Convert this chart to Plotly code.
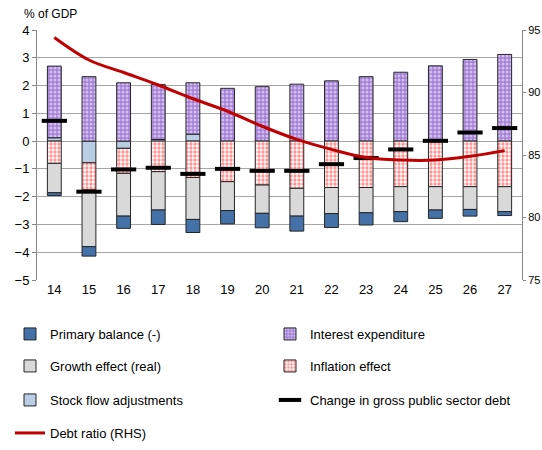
import plotly.graph_objects as go

years = ["14", "15", "16", "17", "18", "19", "20", "21", "22", "23", "24", "25", "26", "27"]
primary_balance = [-0.10, -0.34, -0.44, -0.52, -0.47, -0.48, -0.52, -0.54, -0.50, -0.44, -0.36, -0.30, -0.24, -0.14]
interest = [2.58, 2.32, 2.10, 1.98, 1.85, 1.90, 1.96, 2.05, 2.17, 2.32, 2.48, 2.71, 2.94, 3.12]
growth = [-1.06, -2.04, -1.54, -1.38, -1.51, -1.04, -1.02, -1.00, -0.94, -0.91, -0.90, -0.84, -0.82, -0.90]
inflation = [-0.80, -0.98, -0.90, -1.10, -1.31, -1.46, -1.58, -1.70, -1.67, -1.67, -1.64, -1.64, -1.64, -1.64]
stock_flow = [0.12, -0.78, -0.26, 0.06, 0.25, 0.0, 0.0, 0.0, 0.0, 0.0, 0.0, 0.0, 0.0, 0.0]
change_debt = [0.73, -1.82, -1.02, -0.96, -1.18, -1.00, -1.07, -1.07, -0.83, -0.61, -0.30, 0.01, 0.31, 0.47]
debt_ratio = [94.4, 92.6, 91.6, 90.6, 89.5, 88.5, 87.3, 86.25, 85.45, 84.8, 84.6, 84.6, 84.9, 85.35]

xi = list(range(len(years)))
FONT = "Arial, Liberation Sans, sans-serif"
edge = dict(color="#262626", width=1)

fig = go.Figure()
fig.add_trace(go.Bar(x=xi, y=stock_flow, name="Stock flow adjustments",
                     marker=dict(color="#B9CDE5", line=edge), legend="legend5"))
fig.add_trace(go.Bar(x=xi, y=interest, name="Interest expenditure",
                     marker=dict(color="#9966CC", line=edge,
                                 pattern=dict(shape=".", fgcolor="white", bgcolor="#A47FD8",
                                              size=4, solidity=0.45)),
                     legend="legend2"))
fig.add_trace(go.Bar(x=xi, y=inflation, name="Inflation effect",
                     marker=dict(color="#FF3333", line=edge,
                                 pattern=dict(shape=".", fgcolor="#FF2A2A", bgcolor="white",
                                              size=4, solidity=0.55)),
                     legend="legend4"))
fig.add_trace(go.Bar(x=xi, y=growth, name="Growth effect (real)",
                     marker=dict(color="#D9D9D9", line=edge), legend="legend3"))
fig.add_trace(go.Bar(x=xi, y=primary_balance, name="Primary balance (-)",
                     marker=dict(color="#4472A8", line=edge), legend="legend8"))
fig.add_trace(go.Scatter(x=xi, y=change_debt, name="Change in gross public sector debt",
                         mode="markers",
                         marker=dict(symbol="line-ew", size=18, line=dict(color="black", width=4)),
                         legend="legend6"))
fig.add_trace(go.Scatter(x=xi, y=debt_ratio, name="Debt ratio (RHS)", mode="lines",
                         line=dict(color="#C00000", width=3, shape="spline"),
                         yaxis="y2", legend="legend7"))

leg_common = dict(orientation="v", xanchor="left", yanchor="middle",
                  font=dict(family=FONT, size=13, color="black"),
                  bgcolor="rgba(0,0,0,0)")
col1 = (10 - 37) / 485
col2 = (270 - 37) / 485
rows = [-0.216, -0.344, -0.48, -0.612]

fig.update_layout(
    width=542, height=450,
    margin=dict(l=37, r=20, t=30, b=170, autoexpand=False),
    paper_bgcolor="white", plot_bgcolor="white",
    barmode="relative", bargap=0.6,
    font=dict(family=FONT, size=13, color="black"),
    xaxis=dict(range=[-0.5, len(years) - 0.5], tickvals=xi, ticktext=years,
               showgrid=False, zeroline=False, showline=False, ticks="",
               tickfont=dict(size=13)),
    xaxis2=dict(overlaying="x", anchor="free", position=5 / 9, side="bottom",
                range=[-0.5, len(years) - 0.5],
                tickvals=[v - 0.5 for v in xi] + [len(years) - 0.5],
                showticklabels=False, showgrid=False, zeroline=False,
                showline=True, linecolor="#868686", linewidth=1,
                ticks="outside", ticklen=4, tickcolor="#868686"),
    yaxis=dict(range=[-5, 4], dtick=1, showgrid=True, gridcolor="#A6A6A6", gridwidth=1,
               zeroline=False, showline=True, linecolor="#868686", ticks="outside",
               ticklen=4, tickcolor="#868686", tickfont=dict(size=13)),
    yaxis2=dict(overlaying="y", side="right", range=[75, 95], dtick=5, showgrid=False,
                zeroline=False, showline=True, linecolor="#868686", ticks="outside",
                ticklen=3, tickcolor="#868686", tickfont=dict(size=11)),
    legend=dict(visible=False),
    legend8=dict(leg_common, x=col1, y=rows[0]),
    legend2=dict(leg_common, x=col2, y=rows[0]),
    legend3=dict(leg_common, x=col1, y=rows[1]),
    legend4=dict(leg_common, x=col2, y=rows[1]),
    legend5=dict(leg_common, x=col1, y=rows[2]),
    legend6=dict(leg_common, x=col2, y=rows[2]),
    legend7=dict(leg_common, x=col1, y=rows[3]),
    annotations=[dict(text="% of GDP", xref="paper", yref="paper", x=-0.031, y=1.064,
                      xanchor="left", yanchor="middle", showarrow=False,
                      font=dict(family=FONT, size=12))],
)

fig.write_html("out.html", config={"displayModeBar": False},
               post_script="document.body.style.margin='0';document.body.style.overflow='hidden';")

WHAT TO WORK ON: Please restate the material above line by line, exactly, beginning at its first line and ending with the line that contains "import plotly.graph_objects as go", without any pictures.

RESULT OF THIS EXERCISE:
Convert this chart to Plotly code.
import plotly.graph_objects as go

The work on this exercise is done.